## RECORDS SHOWN
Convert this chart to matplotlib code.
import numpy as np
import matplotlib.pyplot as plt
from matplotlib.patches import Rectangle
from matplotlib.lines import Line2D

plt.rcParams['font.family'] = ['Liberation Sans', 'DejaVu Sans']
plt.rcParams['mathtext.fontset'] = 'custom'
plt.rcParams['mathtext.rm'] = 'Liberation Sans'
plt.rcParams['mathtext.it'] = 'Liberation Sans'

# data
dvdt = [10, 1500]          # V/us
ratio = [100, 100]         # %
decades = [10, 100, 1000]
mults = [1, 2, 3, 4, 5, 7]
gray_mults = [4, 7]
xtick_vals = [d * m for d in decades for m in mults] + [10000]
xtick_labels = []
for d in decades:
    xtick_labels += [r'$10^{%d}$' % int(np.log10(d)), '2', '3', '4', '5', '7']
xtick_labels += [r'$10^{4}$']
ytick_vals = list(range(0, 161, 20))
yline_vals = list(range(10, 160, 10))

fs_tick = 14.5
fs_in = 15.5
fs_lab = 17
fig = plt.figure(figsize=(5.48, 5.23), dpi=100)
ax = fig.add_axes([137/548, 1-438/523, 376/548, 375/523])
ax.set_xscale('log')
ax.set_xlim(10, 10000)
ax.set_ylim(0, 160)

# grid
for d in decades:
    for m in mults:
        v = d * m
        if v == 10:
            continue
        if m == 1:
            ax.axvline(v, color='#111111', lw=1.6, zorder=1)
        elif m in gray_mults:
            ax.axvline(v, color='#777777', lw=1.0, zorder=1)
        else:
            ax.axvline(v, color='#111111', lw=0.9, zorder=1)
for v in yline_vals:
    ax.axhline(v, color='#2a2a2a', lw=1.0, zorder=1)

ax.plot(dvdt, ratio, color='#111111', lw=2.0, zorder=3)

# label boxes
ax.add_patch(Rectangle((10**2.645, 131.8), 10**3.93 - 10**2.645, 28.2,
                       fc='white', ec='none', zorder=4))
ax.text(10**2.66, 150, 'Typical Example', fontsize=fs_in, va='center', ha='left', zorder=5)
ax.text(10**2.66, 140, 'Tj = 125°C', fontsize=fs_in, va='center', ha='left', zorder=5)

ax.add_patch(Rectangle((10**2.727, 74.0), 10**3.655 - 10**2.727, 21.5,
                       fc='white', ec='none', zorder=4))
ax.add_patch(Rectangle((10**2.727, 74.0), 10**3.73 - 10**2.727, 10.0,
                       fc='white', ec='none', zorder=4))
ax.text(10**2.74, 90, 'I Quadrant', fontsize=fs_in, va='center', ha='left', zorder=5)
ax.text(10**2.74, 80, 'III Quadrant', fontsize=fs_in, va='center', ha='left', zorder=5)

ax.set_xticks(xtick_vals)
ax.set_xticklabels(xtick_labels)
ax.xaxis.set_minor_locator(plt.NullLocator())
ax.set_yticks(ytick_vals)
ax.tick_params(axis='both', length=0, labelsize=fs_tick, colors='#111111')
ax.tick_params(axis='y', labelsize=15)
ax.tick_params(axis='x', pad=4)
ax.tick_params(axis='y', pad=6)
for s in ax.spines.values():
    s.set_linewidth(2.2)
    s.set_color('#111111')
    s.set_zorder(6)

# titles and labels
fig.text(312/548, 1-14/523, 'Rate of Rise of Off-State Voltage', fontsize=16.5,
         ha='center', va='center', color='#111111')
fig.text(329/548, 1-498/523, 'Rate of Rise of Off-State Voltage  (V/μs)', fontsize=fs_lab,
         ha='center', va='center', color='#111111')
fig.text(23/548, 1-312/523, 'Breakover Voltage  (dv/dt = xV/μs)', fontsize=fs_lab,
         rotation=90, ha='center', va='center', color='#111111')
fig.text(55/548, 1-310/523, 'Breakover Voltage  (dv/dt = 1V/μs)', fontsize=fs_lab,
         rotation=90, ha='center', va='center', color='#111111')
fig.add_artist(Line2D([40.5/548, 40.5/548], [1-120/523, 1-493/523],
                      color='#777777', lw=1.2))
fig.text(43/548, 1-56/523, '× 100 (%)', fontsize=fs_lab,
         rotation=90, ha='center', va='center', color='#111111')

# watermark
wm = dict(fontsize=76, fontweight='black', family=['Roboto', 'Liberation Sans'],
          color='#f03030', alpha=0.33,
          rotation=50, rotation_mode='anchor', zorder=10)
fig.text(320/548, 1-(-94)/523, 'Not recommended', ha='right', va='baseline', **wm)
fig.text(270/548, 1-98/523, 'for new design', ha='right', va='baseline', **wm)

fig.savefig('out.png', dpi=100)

---

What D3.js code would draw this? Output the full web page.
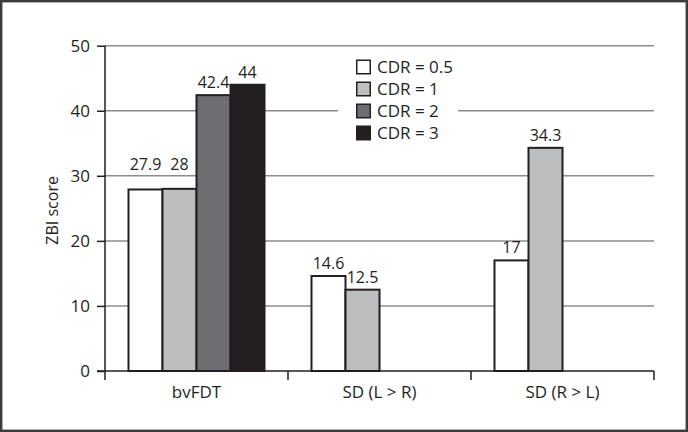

--

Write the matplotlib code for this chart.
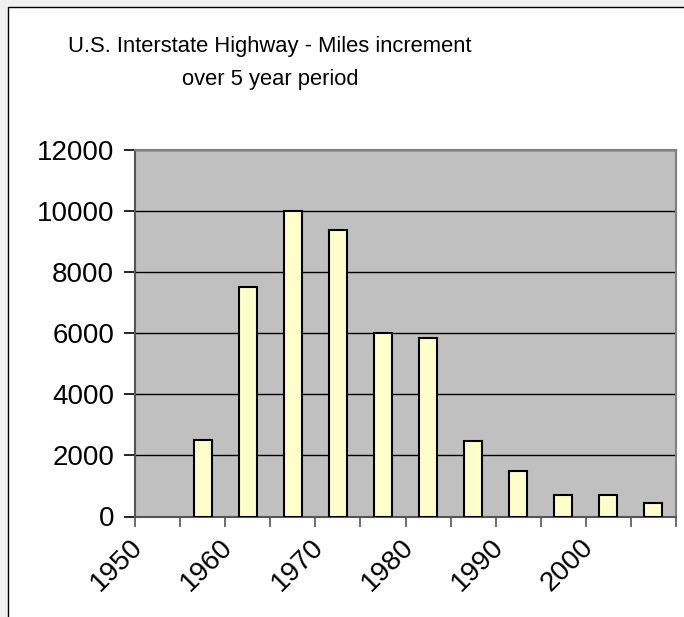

## EXERCISE
Repeat exactly the lines from the one containing "Convert this chart to matplotlib code." to the one containing "ax.set_ylim(0, 160)", both lines included, and nothing else.

## EXERCISE SOLUTION
Convert this chart to matplotlib code.
import numpy as np
import matplotlib.pyplot as plt
from matplotlib.patches import Rectangle
from matplotlib.lines import Line2D

plt.rcParams['font.family'] = ['Liberation Sans', 'DejaVu Sans']
plt.rcParams['mathtext.fontset'] = 'custom'
plt.rcParams['mathtext.rm'] = 'Liberation Sans'
plt.rcParams['mathtext.it'] = 'Liberation Sans'

# data
dvdt = [10, 1500]          # V/us
ratio = [100, 100]         # %
decades = [10, 100, 1000]
mults = [1, 2, 3, 4, 5, 7]
gray_mults = [4, 7]
xtick_vals = [d * m for d in decades for m in mults] + [10000]
xtick_labels = []
for d in decades:
    xtick_labels += [r'$10^{%d}$' % int(np.log10(d)), '2', '3', '4', '5', '7']
xtick_labels += [r'$10^{4}$']
ytick_vals = list(range(0, 161, 20))
yline_vals = list(range(10, 160, 10))

fs_tick = 14.5
fs_in = 15.5
fs_lab = 17
fig = plt.figure(figsize=(5.48, 5.23), dpi=100)
ax = fig.add_axes([137/548, 1-438/523, 376/548, 375/523])
ax.set_xscale('log')
ax.set_xlim(10, 10000)
ax.set_ylim(0, 160)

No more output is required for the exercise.